Ce qui reste de cette lecture, c’est que notre vie si brève n’est faite absolument que pour l’autre vie immortelle, et que tout fuit devant nous jusqu’au rivage immobile.

Il (Chateaubriand) peint d’après nature, voilà pourquoi il choque tant. Il ne se lie pas par les idées émises, mais dit le bien après avoir dit le mal et se montre successif comme la pauvre nature humaine…

Du pour et du contre ; oui, dans les choses de la politique humaine, jamais contre les vérités imprescriptibles, contre les hauts sentiments du cœur humain : « Mon zèle, dit-il sur l’émigration, surpassait ma foi, » et puis sur cette même émigration viennent deux pages admirables.

Combien son mouvement religieux est vrai ! Jamais il ne le blesse, ni par inadvertance ni par désir de bien dire…

Quelle est donc la beauté morale dont M. de Chateaubriand n’ait pas eu le sentiment, qu’il n’ait pas respectée, qu’il n’ait pas glorifiée de tout l’éclat de son pinceau ? Quel est donc le devoir dont il n’ait pas eu l’instinct et souvent le courage ? On veut bien qu’il ait été quelquefois sublime d’égoïsme ; avec plus de justice on pourrait le montrer dans bien des circonstances capable d’élan, de sacrifice et de dévouement, non pas à un homme peut-être, mais à une idée, à un sentiment incessamment vénéré.
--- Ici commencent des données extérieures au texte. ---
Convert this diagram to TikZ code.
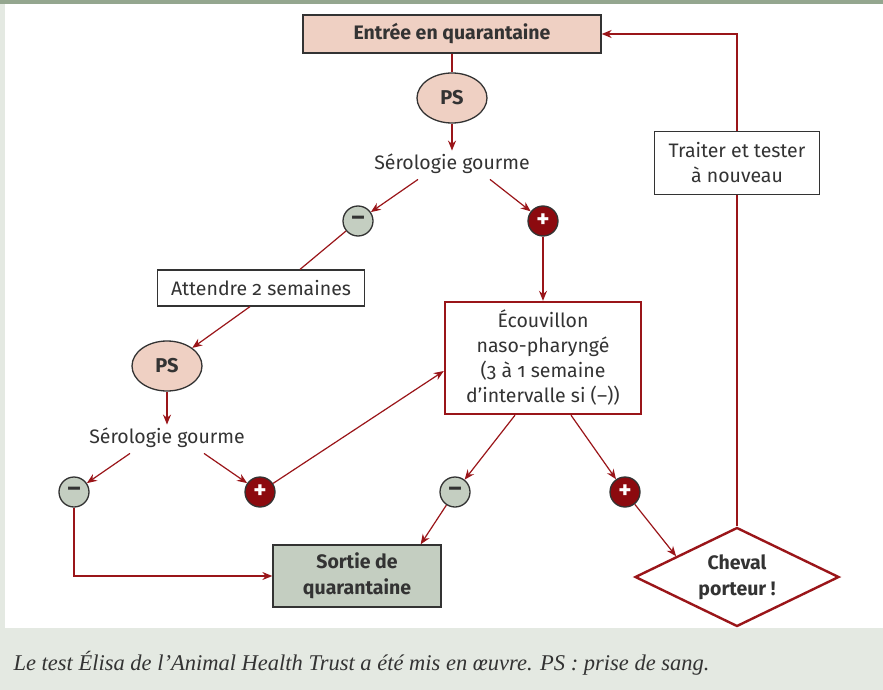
\documentclass[tikz,border=0pt]{standalone}
\usepackage{fontspec}
\setmainfont{Fira Sans}[Numbers=OldStyle]
\newfontfamily\capfont{Liberation Serif}
\usetikzlibrary{shapes.geometric,arrows.meta,calc}

\definecolor{vinred}{HTML}{9A1519}
\definecolor{plusred}{HTML}{8C0A0F}
\definecolor{blush}{HTML}{EFD0C3}
\definecolor{sage}{HTML}{C4CEC1}
\definecolor{ink}{HTML}{333333}
\definecolor{capbg}{HTML}{E4E9E2}
\definecolor{topbar}{HTML}{94A68F}

\begin{document}
\begin{tikzpicture}[
    x=1pt, y=-1pt,
    every node/.style={text=ink, font=\fontsize{19.5}{25}\selectfont},
    link/.style={vinred, line width=1.2pt},
    arr/.style={link, -{Stealth[length=10pt,width=8pt]}},
    headbox/.style={draw=ink, fill=blush, line width=1.3pt,
                    minimum width=298pt, minimum height=38pt,
                    font=\fontsize{19.5}{25}\selectfont\bfseries},
    ps/.style={ellipse, draw=ink, fill=blush, line width=1.3pt,
               minimum width=70pt, minimum height=50pt, inner sep=0pt,
               font=\fontsize{20}{24}\selectfont\bfseries},
    minusdot/.style={circle, draw=ink, fill=sage, line width=1.3pt,
                minimum size=30pt, inner sep=0pt,
                font=\fontsize{25}{26}\selectfont\bfseries},
    plusdot/.style={minusdot, fill=plusred, text=white},
    note/.style={draw=ink, fill=white, line width=1.2pt, align=center},
    swabbox/.style={draw=vinred, fill=white, line width=2.4pt, align=center,
                    minimum width=196pt, minimum height=112pt, inner sep=0pt},
    exitbox/.style={draw=ink, fill=sage, line width=1.3pt, align=center,
                    minimum width=168pt, minimum height=62pt, inner sep=0pt,
                    font=\fontsize{19.5}{26}\selectfont\bfseries},
    carrierbox/.style={diamond, draw=vinred, fill=white, line width=2.4pt,
                       aspect=2.06, minimum width=204pt, minimum height=99pt,
                       inner sep=0pt, align=center,
                       font=\fontsize{19.5}{26}\selectfont\bfseries}
]

% ---------- frame ----------
\useasboundingbox (0,0) rectangle (883,690);
\fill[capbg] (0,0) rectangle (883,690);
\fill[white] (5,4) rectangle (883,628);
\fill[topbar] (0,0) rectangle (883,4);

% ---------- nodes ----------
\node[headbox] (entry) at (452,34) {Entrée en quarantaine};
\node[ps] (ps1) at (452,98) {PS};
\node (sero1) at (452,164) {Sérologie gourme};
\node[minusdot] (neg1) at (358,221) {–};
\node[plusdot] (pos1) at (543,221) {+};

\node[note, minimum width=207pt, minimum height=36pt] (wait) at (261,288)
      {Attendre 2 semaines};
\node[ps] (ps2) at (167,366) {PS};
\node (sero2) at (167,438) {Sérologie gourme};
\node[minusdot] (neg2) at (74,492) {–};
\node[plusdot] (pos2) at (260,492) {+};

\node[swabbox] (swab) at (543,358)
      {Écouvillon\\naso-pharyngé\\(3 à 1 semaine\\d’intervalle si (–))};
\node[minusdot] (neg3) at (455,492) {–};
\node[plusdot] (pos3) at (625,492) {+};

\node[exitbox] (exit) at (357,576) {Sortie de\\quarantaine};
\node[carrierbox] (carrier) at (737,577) {Cheval\\porteur !};
\node[note, minimum width=165pt, minimum height=63pt, inner sep=0pt]
      (retest) at (737,163) {Traiter et tester\\à nouveau};

% ---------- connectors ----------
\draw[link] (entry) -- (ps1);
\draw[arr] (ps1) -- (sero1);
\draw[arr] ([xshift=-34pt,yshift=-2pt]sero1.south) -- (neg1);
\draw[arr] ([xshift=38pt,yshift=-2pt]sero1.south) -- (pos1);
\draw[link] (neg1) -- ([xshift=39pt]wait.north);
\draw[arr] ([xshift=-11pt]wait.south) -- (ps2);
\draw[arr] (ps2) -- (sero2);
\draw[arr] ([xshift=-37pt,yshift=-2pt]sero2.south) -- (neg2);
\draw[arr] ([xshift=37pt,yshift=-2pt]sero2.south) -- (pos2);
\draw[arr] (pos2) -- ([yshift=-13pt]swab.west);
\draw[arr] (pos1) -- (swab);
\draw[arr] ([xshift=-28pt]swab.south) -- (neg3);
\draw[arr] ([xshift=28pt]swab.south) -- (pos3);
\draw[arr] (neg3) -- ([xshift=-21pt]exit.north east);
\draw[arr] (neg2) |- (exit.west);
\draw[arr] (pos3) -- ($(carrier.west)!0.41!(carrier.north)$);
\draw[link] (carrier.north) -- (retest.south);
\draw[arr] (retest.north) |- (entry.east);

% ---------- caption ----------
\node[anchor=west, font=\capfont\itshape\fontsize{22.5}{26}\selectfont]
      (caption) at (10,663)
      {Le test Élisa de l’Animal Health Trust a été mis en œuvre. PS : prise de sang.};

\end{tikzpicture}
\end{document}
Certes, M. de Chateaubriand n’est pas un homme en qui la vérité règle, pondère, perfectionne tout. Le sacrifice aurait plu à son imagination, mais l’abnégation, le détachement de lui-même, aurait trop coûté à sa volonté. De là des côtés faibles ; une insuffisance de la raison, qui a nui à la dignité de son caractère, à son attitude dans le monde, mais n’a jamais rien coûté à l’honneur[1].

C’est sur ce mot que je veux finir. Chateaubriand a été le plus grand écrivain du dix-neuvième siècle. Mais il n’est pas seulement en poésie l’initiateur et le maître :

Tu duca, tu signore e tu maestro.
  1. Mme Swetchine, sa vie et ses œuvres, par le comte de Falloux, tome I, p. 339. — Extrait d’une note de Mme Swetchine sur les Mémoires d’Outre-tombe.